Als er 2007 in Düsseldorf in einer Kampfabstimmung gegen den langjährigen Amtsinhaber Lennart Johansson zum Uefa-Präsidenten gewählt wurde, da hat er das nur geschafft, weil der millionenschwere ukrainische Verbandschef Hrihorij Surkis ihm die Stimmen aus Osteuropa besorgt hatte.

Ein zypriotischer Funktionär hat einst angeprangert, dass es bei der Vergabe des Turniers nach Polen und die Ukraine Bestechungszahlungen gegeben hat. Darüber hat sich Platini maßlos geärgert und den Funktionär angezeigt. Aufklären wollte er die Vorwürfe nie.

Die WM 2022 in Katar

Und wer weiß, dass einer von Platinis wichtigsten Unterstützern in der Fifa- und Uefa-Exekutive, der zypriotische Fußballverbandschef Marios Lefkaritis, ein stinkreicher Ölmagnat ist, der gerne auch mit dem Oligarchen Surkis seine Deals macht, der wird sich schnell fragen, wie romantisch diese Beziehung wohl ist.

Und ob der Einsatz von Michel Platini für die WM 2022 in Katar wirklich allein im Sinne des Fußballs war, das wird sich fragen, wer erfährt, dass sein Sprössling Laurent als Europabevollmächtigter der Firma Qatar Sports Investment gut von in den Sport fließendem Ölgeld lebt.

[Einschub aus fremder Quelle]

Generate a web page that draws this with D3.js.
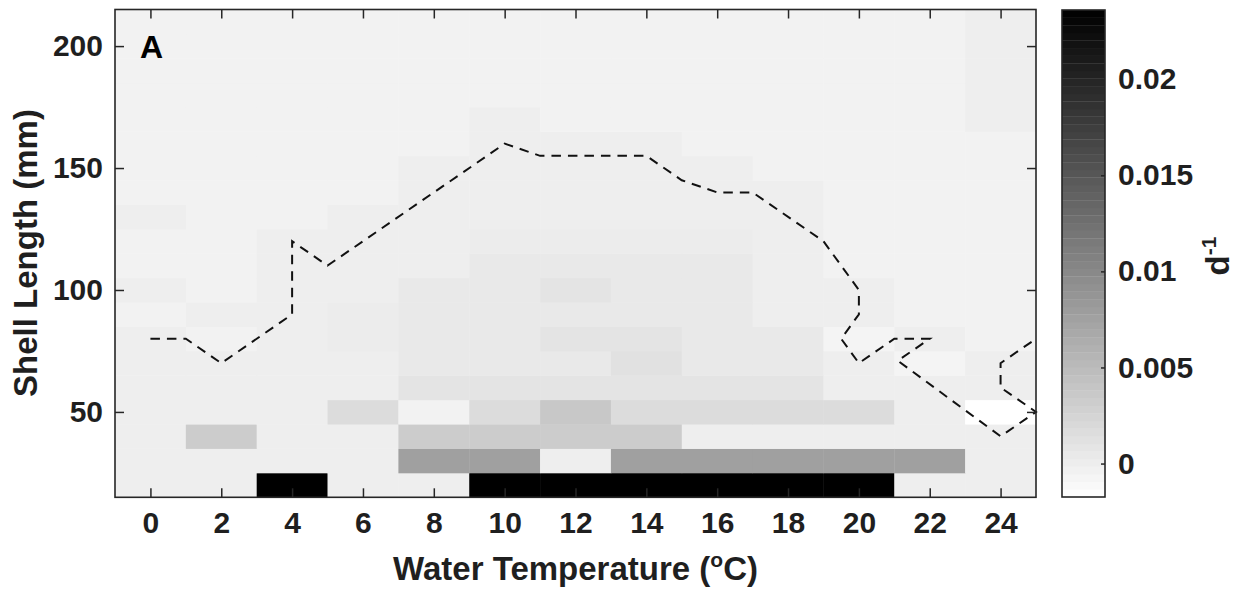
<!DOCTYPE html>
<html><head><meta charset="utf-8">
<script src="https://cdn.jsdelivr.net/npm/d3@7"></script>
<style>
body{margin:0;background:#fff}
text{font-family:"Liberation Sans",Arial,Helvetica,sans-serif;font-weight:bold;fill:#1f1f1f}
</style>
</head><body>
<svg id="chart" width="1241" height="592"></svg>
<script>
// ---- data ----
const temperatures = [0,2,4,6,8,10,12,14,16,18,20,22,24];           // cell centres (°C), 2 °C wide
const shellLengths = [20,30,40,50,60,70,80,90,100,110,120,130,140,150,160,170,180,190,200,210]; // cell centres (mm), 10 mm tall
// rate (d^-1), one row per shell length (bottom to top), one value per temperature
const rates = [
  [-0.00005,-0.00005,0.0245,-0.00005,-0.00005,0.0245,0.0245,0.0245,0.0245,0.0245,0.0245,-0.00005,-0.00005],
  [-0.00005,-0.00005,-0.00005,-0.00005,0.0077,0.0077,-0.00005,0.0077,0.0077,0.0077,0.0077,0.0077,-0.00005],
  [-0.00005,0.00333,-0.00005,-0.00005,0.00333,0.00333,0.00333,0.00333,-0.00005,-0.00005,-0.00005,-0.00005,-0.00005],
  [-0.00005,-0.00005,-0.00005,0.00174,-0.00045,0.00174,0.00373,0.00174,0.00174,0.00174,0.00174,-0.00005,-0.0018],
  [-0.00005,-0.00005,-0.00005,-0.00005,0.00094,0.00094,0.00094,0.00094,0.00094,0.00094,-0.00005,-0.00005,-0.00005],
  [-0.00005,-0.00005,-0.00005,-0.00005,0.00045,0.00045,0.00045,0.00124,0.00045,0.00045,-0.00005,-0.00065,-0.00005],
  [-0.00005,-0.00045,-0.00005,0.00015,0.00045,0.00045,0.00094,0.00094,0.00045,0.00045,-0.00065,-0.00005,-0.00045],
  [-0.00045,-0.00005,-0.00005,0.00015,0.00045,0.00045,0.00045,0.00045,0.00045,-0.00005,-0.00005,-0.00045,-0.00045],
  [-0.00005,-0.00045,-0.00005,-0.00005,0.00045,0.00045,0.00094,0.00045,0.00045,-0.00005,-0.00005,-0.00045,-0.00045],
  [-0.00045,-0.00045,-0.00005,-0.00005,-0.00005,0.00045,0.00045,0.00045,0.00045,-0.00005,-0.00045,-0.00045,-0.00045],
  [-0.00045,-0.00045,-0.00005,-0.00005,-0.00005,0.00015,0.00015,0.00015,0.00015,-0.00005,-0.00045,-0.00045,-0.00045],
  [-0.00005,-0.00045,-0.00045,-0.00005,-0.00005,-0.00005,-0.00005,-0.00005,-0.00005,-0.00005,-0.00045,-0.00045,-0.00045],
  [-0.00045,-0.00045,-0.00045,-0.00045,-0.00005,-0.00005,-0.00005,-0.00005,-0.00005,-0.00005,-0.00045,-0.00045,-0.00045],
  [-0.00045,-0.00045,-0.00045,-0.00045,-0.00005,-0.00005,-0.00005,-0.00005,-0.00005,-0.00045,-0.00045,-0.00045,-0.00045],
  [-0.00045,-0.00045,-0.00045,-0.00045,-0.00045,-0.00005,-0.00005,-0.00005,-0.00045,-0.00045,-0.00045,-0.00045,-0.00045],
  [-0.00045,-0.00045,-0.00045,-0.00045,-0.00045,-0.00005,-0.00045,-0.00045,-0.00045,-0.00045,-0.00045,-0.00045,-0.00005],
  [-0.00045,-0.00045,-0.00045,-0.00045,-0.00045,-0.00045,-0.00045,-0.00045,-0.00045,-0.00045,-0.00045,-0.00045,-0.00005],
  [-0.00045,-0.00045,-0.00045,-0.00045,-0.00045,-0.00045,-0.00045,-0.00045,-0.00045,-0.00045,-0.00045,-0.00045,-0.00005],
  [-0.00045,-0.00045,-0.00045,-0.00045,-0.00045,-0.00045,-0.00045,-0.00045,-0.00045,-0.00045,-0.00045,-0.00045,-0.00005],
  [-0.00045,-0.00045,-0.00045,-0.00045,-0.00045,-0.00045,-0.00045,-0.00045,-0.00045,-0.00045,-0.00045,-0.00045,-0.00005]
];
// dashed contour line (temperature °C, shell length mm)
const contourT = [0,1,2,4,4,5,10,11,14,15,16,17,19,20,20,19.5,20,21,22,21.1,24,25,24,24,25];
const contourL = [80,80,70,90,120,110,160,155,155,145,140,140,120,100,90,80,70,80,80,71,40,50,60,70,80];
const xTicks = [0,2,4,6,8,10,12,14,16,18,20,22,24];
const yTicks = [50,100,150,200];
const cbTicks = [0,0.005,0.01,0.015,0.02];
const colorLimits = [-0.00174,0.0236];

// ---- drawing ----
const svg = d3.select("#chart");
const x = d3.scaleLinear().domain([-1,25]).range([115,1036]);
const y = d3.scaleLinear().domain([15,215]).range([497.3,9.5]);
const color = d3.scaleLinear().domain(colorLimits).range(["#ffffff","#000000"]).clamp(true);

const cells = [];
shellLengths.forEach((L,i)=>temperatures.forEach((T,j)=>cells.push({T,L,v:rates[i][j]})));
svg.append("g").selectAll("rect").data(cells).join("rect")
  .attr("x",d=>x(d.T-1)).attr("width",d=>x(d.T+1)-x(d.T-1)+0.4)
  .attr("y",d=>y(d.L+5)).attr("height",d=>y(d.L-5)-y(d.L+5)+0.4)
  .attr("fill",d=>color(d.v));

const pts = contourT.map((t,i)=>[t,contourL[i]]);
svg.append("path").datum(pts)
  .attr("d",d3.line().x(d=>x(d[0])).y(d=>y(d[1])))
  .attr("fill","none").attr("stroke","#111").attr("stroke-width",2)
  .attr("stroke-dasharray","9.5,7");

const axisStyle = g=>{g.select(".domain").remove();
  g.selectAll(".tick line").attr("stroke","#262626").attr("stroke-width",1.5);
  g.selectAll(".tick text").style("font-size","30px").attr("fill","#1f1f1f");};
svg.append("g").attr("transform","translate(0,497.3)")
  .call(d3.axisBottom(x).tickValues(xTicks).tickSize(-9).tickPadding(14)).call(axisStyle);
svg.append("g").attr("transform","translate(0,9.5)")
  .call(d3.axisTop(x).tickValues(xTicks).tickSize(-9).tickFormat("")).call(axisStyle);
svg.append("g").attr("transform","translate(115,0)")
  .call(d3.axisLeft(y).tickValues(yTicks).tickSize(-9).tickPadding(12)).call(axisStyle);
svg.append("g").attr("transform","translate(1036,0)")
  .call(d3.axisRight(y).tickValues(yTicks).tickSize(-9).tickFormat("")).call(axisStyle);
svg.append("rect").attr("x",115).attr("y",9.5).attr("width",921).attr("height",487.8)
  .attr("fill","none").attr("stroke","#262626").attr("stroke-width",1.6);

svg.append("text").attr("x",140).attr("y",58).style("font-size","32px").style("fill","#000").text("A");

svg.append("text").attr("x",575.5).attr("y",580).attr("text-anchor","middle").style("font-size","33px")
  .call(t=>{t.append("tspan").text("Water Temperature (");
    t.append("tspan").attr("dy",-13).style("font-size","21px").text("o");
    t.append("tspan").attr("dy",13).text("C)");});
svg.append("text").attr("transform","translate(37,253) rotate(-90)").attr("text-anchor","middle")
  .style("font-size","33px").text("Shell Length (mm)");

// colorbar
const cb = d3.scaleLinear().domain(colorLimits).range([497,10]);
const nSteps = 64, stepV = (colorLimits[1]-colorLimits[0])/nSteps;
svg.append("g").selectAll("rect").data(d3.range(nSteps)).join("rect")
  .attr("x",1062).attr("width",43)
  .attr("y",i=>cb(colorLimits[0]+(i+1)*stepV)).attr("height",i=>cb(colorLimits[0]+i*stepV)-cb(colorLimits[0]+(i+1)*stepV)+0.3)
  .attr("fill",i=>color(colorLimits[0]+(i+0.5)*stepV));
svg.append("g").attr("transform","translate(1105,0)")
  .call(d3.axisRight(cb).tickValues(cbTicks).tickSize(-4).tickPadding(13).tickFormat(d=>String(d))).call(axisStyle);
svg.append("rect").attr("x",1062).attr("y",10).attr("width",43).attr("height",487)
  .attr("fill","none").attr("stroke","#262626").attr("stroke-width",1.6);
svg.append("text").attr("transform","translate(1229,256) rotate(-90)").attr("text-anchor","middle")
  .style("font-size","33px")
  .call(t=>{t.append("tspan").text("d");
    t.append("tspan").attr("dy",-13).style("font-size","21px").text("-1");});
</script>
</body></html>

Das Verhältnis von Sport und Politik ist für Platini ebenso geklärt wie für Fifa-Chef Blatter. Es gibt einen Deal. Die Politik sorgt dafür, dass die Verbände das große Geschäft – steuerfrei – machen können, dafür halten die Verbände die Klappe, auch wenn es noch so wild zugeht in einem Austragungsland. Platini ist ein wahrhaft gelehriger Schüler des großen Sepp. Viele sehen in ihm schon den nächsten Fifa-Boss. Kein Zweifel: er könnte es. Der Star als Fußballzar.